--- begin INFORMATION SHOWN ---

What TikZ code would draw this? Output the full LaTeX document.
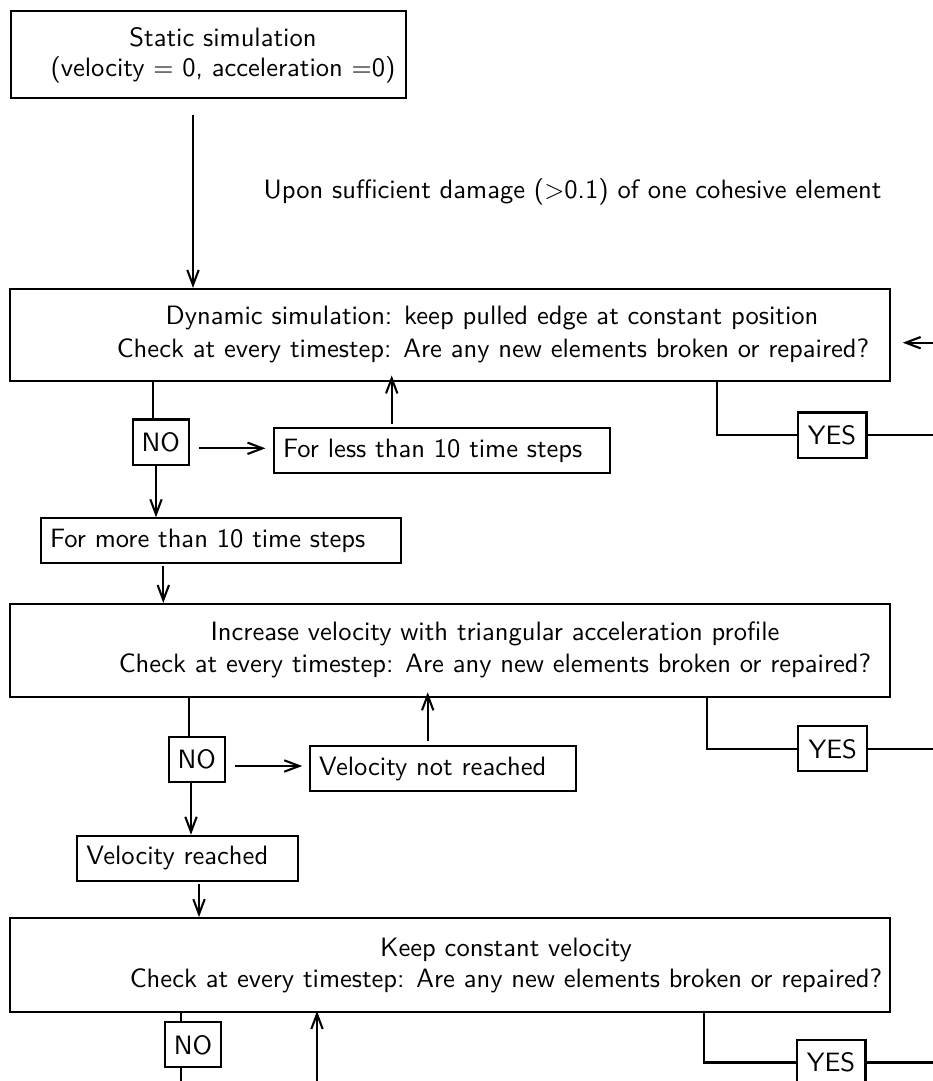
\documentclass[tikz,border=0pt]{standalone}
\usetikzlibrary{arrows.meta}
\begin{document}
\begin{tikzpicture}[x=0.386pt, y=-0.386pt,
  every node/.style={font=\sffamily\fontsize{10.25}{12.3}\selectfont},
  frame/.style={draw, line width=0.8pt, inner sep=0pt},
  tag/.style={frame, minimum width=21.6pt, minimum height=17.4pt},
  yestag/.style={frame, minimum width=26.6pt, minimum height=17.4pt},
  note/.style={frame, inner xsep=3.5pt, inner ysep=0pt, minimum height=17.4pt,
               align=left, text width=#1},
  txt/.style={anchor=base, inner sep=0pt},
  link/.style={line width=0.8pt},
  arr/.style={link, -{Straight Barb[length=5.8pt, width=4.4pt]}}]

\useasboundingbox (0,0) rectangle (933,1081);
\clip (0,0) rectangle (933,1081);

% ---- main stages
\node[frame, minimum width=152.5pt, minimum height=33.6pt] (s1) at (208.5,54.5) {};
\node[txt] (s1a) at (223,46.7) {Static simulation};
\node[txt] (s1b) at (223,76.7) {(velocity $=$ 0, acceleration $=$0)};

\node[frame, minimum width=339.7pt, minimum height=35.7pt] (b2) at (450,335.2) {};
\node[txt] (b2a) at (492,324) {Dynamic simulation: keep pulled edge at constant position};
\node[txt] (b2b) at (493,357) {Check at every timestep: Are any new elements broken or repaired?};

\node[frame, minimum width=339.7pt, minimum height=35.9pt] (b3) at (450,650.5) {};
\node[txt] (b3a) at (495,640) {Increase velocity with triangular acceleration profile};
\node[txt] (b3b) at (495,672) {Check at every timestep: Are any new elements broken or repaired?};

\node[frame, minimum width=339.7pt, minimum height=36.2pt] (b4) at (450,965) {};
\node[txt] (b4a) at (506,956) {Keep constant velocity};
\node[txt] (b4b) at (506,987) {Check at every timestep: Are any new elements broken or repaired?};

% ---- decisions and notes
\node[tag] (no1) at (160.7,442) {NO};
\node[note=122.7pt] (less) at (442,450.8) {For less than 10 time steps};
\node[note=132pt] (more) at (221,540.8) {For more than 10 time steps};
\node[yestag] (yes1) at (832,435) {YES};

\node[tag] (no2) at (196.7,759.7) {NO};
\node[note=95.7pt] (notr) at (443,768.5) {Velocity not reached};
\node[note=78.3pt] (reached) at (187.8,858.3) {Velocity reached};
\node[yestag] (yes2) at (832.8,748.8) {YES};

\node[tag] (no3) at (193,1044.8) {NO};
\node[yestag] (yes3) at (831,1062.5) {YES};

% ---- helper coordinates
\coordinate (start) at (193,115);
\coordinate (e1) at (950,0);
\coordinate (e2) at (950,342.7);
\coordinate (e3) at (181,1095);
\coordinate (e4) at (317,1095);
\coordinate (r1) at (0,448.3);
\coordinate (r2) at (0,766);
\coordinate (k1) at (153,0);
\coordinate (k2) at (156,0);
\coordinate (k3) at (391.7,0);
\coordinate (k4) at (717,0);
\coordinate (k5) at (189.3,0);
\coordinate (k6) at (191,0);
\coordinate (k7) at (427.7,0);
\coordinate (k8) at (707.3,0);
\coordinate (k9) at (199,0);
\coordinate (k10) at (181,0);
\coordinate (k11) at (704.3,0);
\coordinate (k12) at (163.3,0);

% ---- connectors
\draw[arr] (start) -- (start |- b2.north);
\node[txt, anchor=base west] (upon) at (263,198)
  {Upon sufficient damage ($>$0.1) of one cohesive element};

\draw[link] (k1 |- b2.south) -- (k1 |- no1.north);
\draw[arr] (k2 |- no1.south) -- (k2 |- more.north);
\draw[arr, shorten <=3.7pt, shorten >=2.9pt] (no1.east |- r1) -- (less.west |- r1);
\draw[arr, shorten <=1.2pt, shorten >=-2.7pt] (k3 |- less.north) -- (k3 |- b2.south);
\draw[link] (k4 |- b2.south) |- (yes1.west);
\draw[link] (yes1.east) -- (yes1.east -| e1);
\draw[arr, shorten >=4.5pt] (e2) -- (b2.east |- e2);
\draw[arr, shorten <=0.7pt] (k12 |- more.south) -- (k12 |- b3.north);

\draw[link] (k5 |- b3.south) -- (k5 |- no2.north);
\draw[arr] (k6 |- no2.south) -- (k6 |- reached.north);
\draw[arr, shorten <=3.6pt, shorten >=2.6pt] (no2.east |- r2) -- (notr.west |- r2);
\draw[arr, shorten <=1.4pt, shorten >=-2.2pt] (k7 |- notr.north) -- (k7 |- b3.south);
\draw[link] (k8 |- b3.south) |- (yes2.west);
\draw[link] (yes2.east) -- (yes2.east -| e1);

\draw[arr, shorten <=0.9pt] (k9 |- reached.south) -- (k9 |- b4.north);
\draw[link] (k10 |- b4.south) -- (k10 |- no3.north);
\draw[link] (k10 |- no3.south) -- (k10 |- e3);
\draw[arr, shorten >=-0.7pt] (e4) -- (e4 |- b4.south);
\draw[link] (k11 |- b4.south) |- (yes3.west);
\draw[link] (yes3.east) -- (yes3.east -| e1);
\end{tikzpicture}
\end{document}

--- end INFORMATION SHOWN ---

▶ [THE TASK]: Quote the material in full and exactly; do not carry over its pictures.

▶ [TASK ANSWER]:
What TikZ code would draw this? Output the full LaTeX document.
\documentclass[tikz,border=0pt]{standalone}
\usetikzlibrary{arrows.meta}
\begin{document}
\begin{tikzpicture}[x=0.386pt, y=-0.386pt,
  every node/.style={font=\sffamily\fontsize{10.25}{12.3}\selectfont},
  frame/.style={draw, line width=0.8pt, inner sep=0pt},
  tag/.style={frame, minimum width=21.6pt, minimum height=17.4pt},
  yestag/.style={frame, minimum width=26.6pt, minimum height=17.4pt},
  note/.style={frame, inner xsep=3.5pt, inner ysep=0pt, minimum height=17.4pt,
               align=left, text width=#1},
  txt/.style={anchor=base, inner sep=0pt},
  link/.style={line width=0.8pt},
  arr/.style={link, -{Straight Barb[length=5.8pt, width=4.4pt]}}]

\useasboundingbox (0,0) rectangle (933,1081);
\clip (0,0) rectangle (933,1081);

% ---- main stages
\node[frame, minimum width=152.5pt, minimum height=33.6pt] (s1) at (208.5,54.5) {};
\node[txt] (s1a) at (223,46.7) {Static simulation};
\node[txt] (s1b) at (223,76.7) {(velocity $=$ 0, acceleration $=$0)};

\node[frame, minimum width=339.7pt, minimum height=35.7pt] (b2) at (450,335.2) {};
\node[txt] (b2a) at (492,324) {Dynamic simulation: keep pulled edge at constant position};
\node[txt] (b2b) at (493,357) {Check at every timestep: Are any new elements broken or repaired?};

\node[frame, minimum width=339.7pt, minimum height=35.9pt] (b3) at (450,650.5) {};
\node[txt] (b3a) at (495,640) {Increase velocity with triangular acceleration profile};
\node[txt] (b3b) at (495,672) {Check at every timestep: Are any new elements broken or repaired?};

\node[frame, minimum width=339.7pt, minimum height=36.2pt] (b4) at (450,965) {};
\node[txt] (b4a) at (506,956) {Keep constant velocity};
\node[txt] (b4b) at (506,987) {Check at every timestep: Are any new elements broken or repaired?};

% ---- decisions and notes
\node[tag] (no1) at (160.7,442) {NO};
\node[note=122.7pt] (less) at (442,450.8) {For less than 10 time steps};
\node[note=132pt] (more) at (221,540.8) {For more than 10 time steps};
\node[yestag] (yes1) at (832,435) {YES};

\node[tag] (no2) at (196.7,759.7) {NO};
\node[note=95.7pt] (notr) at (443,768.5) {Velocity not reached};
\node[note=78.3pt] (reached) at (187.8,858.3) {Velocity reached};
\node[yestag] (yes2) at (832.8,748.8) {YES};

\node[tag] (no3) at (193,1044.8) {NO};
\node[yestag] (yes3) at (831,1062.5) {YES};

% ---- helper coordinates
\coordinate (start) at (193,115);
\coordinate (e1) at (950,0);
\coordinate (e2) at (950,342.7);
\coordinate (e3) at (181,1095);
\coordinate (e4) at (317,1095);
\coordinate (r1) at (0,448.3);
\coordinate (r2) at (0,766);
\coordinate (k1) at (153,0);
\coordinate (k2) at (156,0);
\coordinate (k3) at (391.7,0);
\coordinate (k4) at (717,0);
\coordinate (k5) at (189.3,0);
\coordinate (k6) at (191,0);
\coordinate (k7) at (427.7,0);
\coordinate (k8) at (707.3,0);
\coordinate (k9) at (199,0);
\coordinate (k10) at (181,0);
\coordinate (k11) at (704.3,0);
\coordinate (k12) at (163.3,0);

% ---- connectors
\draw[arr] (start) -- (start |- b2.north);
\node[txt, anchor=base west] (upon) at (263,198)
  {Upon sufficient damage ($>$0.1) of one cohesive element};

\draw[link] (k1 |- b2.south) -- (k1 |- no1.north);
\draw[arr] (k2 |- no1.south) -- (k2 |- more.north);
\draw[arr, shorten <=3.7pt, shorten >=2.9pt] (no1.east |- r1) -- (less.west |- r1);
\draw[arr, shorten <=1.2pt, shorten >=-2.7pt] (k3 |- less.north) -- (k3 |- b2.south);
\draw[link] (k4 |- b2.south) |- (yes1.west);
\draw[link] (yes1.east) -- (yes1.east -| e1);
\draw[arr, shorten >=4.5pt] (e2) -- (b2.east |- e2);
\draw[arr, shorten <=0.7pt] (k12 |- more.south) -- (k12 |- b3.north);

\draw[link] (k5 |- b3.south) -- (k5 |- no2.north);
\draw[arr] (k6 |- no2.south) -- (k6 |- reached.north);
\draw[arr, shorten <=3.6pt, shorten >=2.6pt] (no2.east |- r2) -- (notr.west |- r2);
\draw[arr, shorten <=1.4pt, shorten >=-2.2pt] (k7 |- notr.north) -- (k7 |- b3.south);
\draw[link] (k8 |- b3.south) |- (yes2.west);
\draw[link] (yes2.east) -- (yes2.east -| e1);

\draw[arr, shorten <=0.9pt] (k9 |- reached.south) -- (k9 |- b4.north);
\draw[link] (k10 |- b4.south) -- (k10 |- no3.north);
\draw[link] (k10 |- no3.south) -- (k10 |- e3);
\draw[arr, shorten >=-0.7pt] (e4) -- (e4 |- b4.south);
\draw[link] (k11 |- b4.south) |- (yes3.west);
\draw[link] (yes3.east) -- (yes3.east -| e1);
\end{tikzpicture}
\end{document}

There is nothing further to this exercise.